* [Aim]
Transcribe the listing that follows in full, omitting pictures.

* [Data excerpt]
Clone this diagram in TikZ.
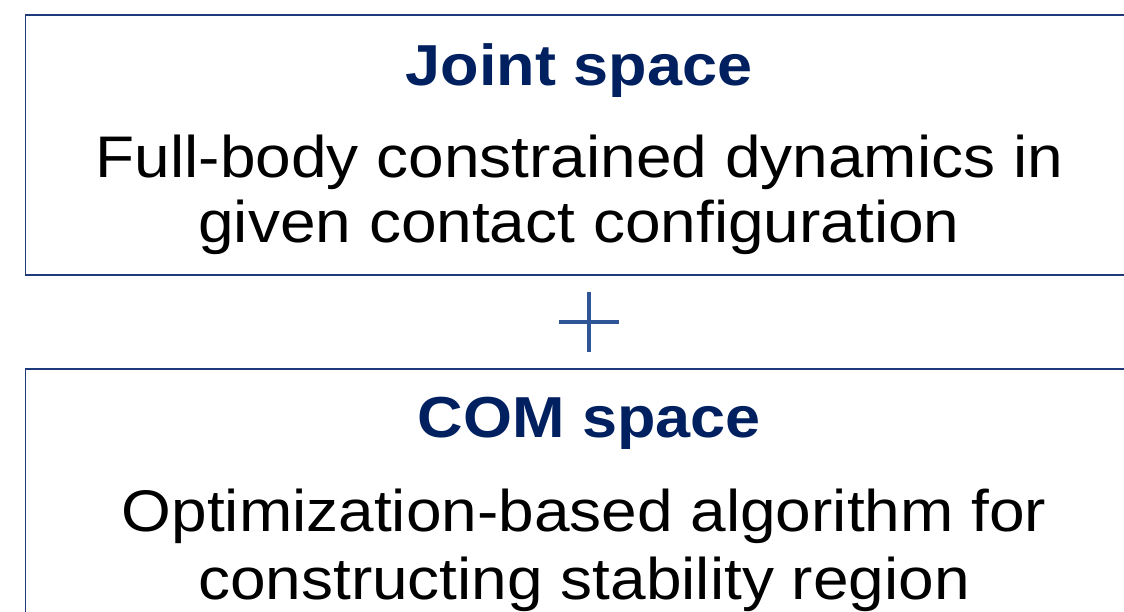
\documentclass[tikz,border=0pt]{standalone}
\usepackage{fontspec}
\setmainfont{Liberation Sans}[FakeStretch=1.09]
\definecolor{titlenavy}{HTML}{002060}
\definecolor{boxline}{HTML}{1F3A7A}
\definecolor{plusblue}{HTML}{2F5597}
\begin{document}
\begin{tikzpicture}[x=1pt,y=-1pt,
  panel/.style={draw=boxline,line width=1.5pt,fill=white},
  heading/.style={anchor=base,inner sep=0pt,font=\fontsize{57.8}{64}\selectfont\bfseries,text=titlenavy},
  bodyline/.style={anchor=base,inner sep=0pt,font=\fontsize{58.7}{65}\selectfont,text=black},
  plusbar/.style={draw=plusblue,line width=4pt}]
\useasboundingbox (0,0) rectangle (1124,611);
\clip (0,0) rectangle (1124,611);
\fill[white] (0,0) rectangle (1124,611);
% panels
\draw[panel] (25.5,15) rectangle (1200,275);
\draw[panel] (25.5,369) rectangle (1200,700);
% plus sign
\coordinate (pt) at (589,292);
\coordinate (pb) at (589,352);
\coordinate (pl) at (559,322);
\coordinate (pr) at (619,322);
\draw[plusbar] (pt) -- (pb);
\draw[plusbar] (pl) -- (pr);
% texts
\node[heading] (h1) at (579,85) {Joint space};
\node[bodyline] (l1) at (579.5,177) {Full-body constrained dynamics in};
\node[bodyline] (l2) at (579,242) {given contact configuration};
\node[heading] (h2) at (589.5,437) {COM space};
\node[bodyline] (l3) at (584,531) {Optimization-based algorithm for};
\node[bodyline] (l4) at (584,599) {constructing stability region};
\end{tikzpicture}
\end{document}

* [Expected answer]
Clone this diagram in TikZ.
\documentclass[tikz,border=0pt]{standalone}
\usepackage{fontspec}
\setmainfont{Liberation Sans}[FakeStretch=1.09]
\definecolor{titlenavy}{HTML}{002060}
\definecolor{boxline}{HTML}{1F3A7A}
\definecolor{plusblue}{HTML}{2F5597}
\begin{document}
\begin{tikzpicture}[x=1pt,y=-1pt,
  panel/.style={draw=boxline,line width=1.5pt,fill=white},
  heading/.style={anchor=base,inner sep=0pt,font=\fontsize{57.8}{64}\selectfont\bfseries,text=titlenavy},
  bodyline/.style={anchor=base,inner sep=0pt,font=\fontsize{58.7}{65}\selectfont,text=black},
  plusbar/.style={draw=plusblue,line width=4pt}]
\useasboundingbox (0,0) rectangle (1124,611);
\clip (0,0) rectangle (1124,611);
\fill[white] (0,0) rectangle (1124,611);
% panels
\draw[panel] (25.5,15) rectangle (1200,275);
\draw[panel] (25.5,369) rectangle (1200,700);
% plus sign
\coordinate (pt) at (589,292);
\coordinate (pb) at (589,352);
\coordinate (pl) at (559,322);
\coordinate (pr) at (619,322);
\draw[plusbar] (pt) -- (pb);
\draw[plusbar] (pl) -- (pr);
% texts
\node[heading] (h1) at (579,85) {Joint space};
\node[bodyline] (l1) at (579.5,177) {Full-body constrained dynamics in};
\node[bodyline] (l2) at (579,242) {given contact configuration};
\node[heading] (h2) at (589.5,437) {COM space};
\node[bodyline] (l3) at (584,531) {Optimization-based algorithm for};
\node[bodyline] (l4) at (584,599) {constructing stability region};
\end{tikzpicture}
\end{document}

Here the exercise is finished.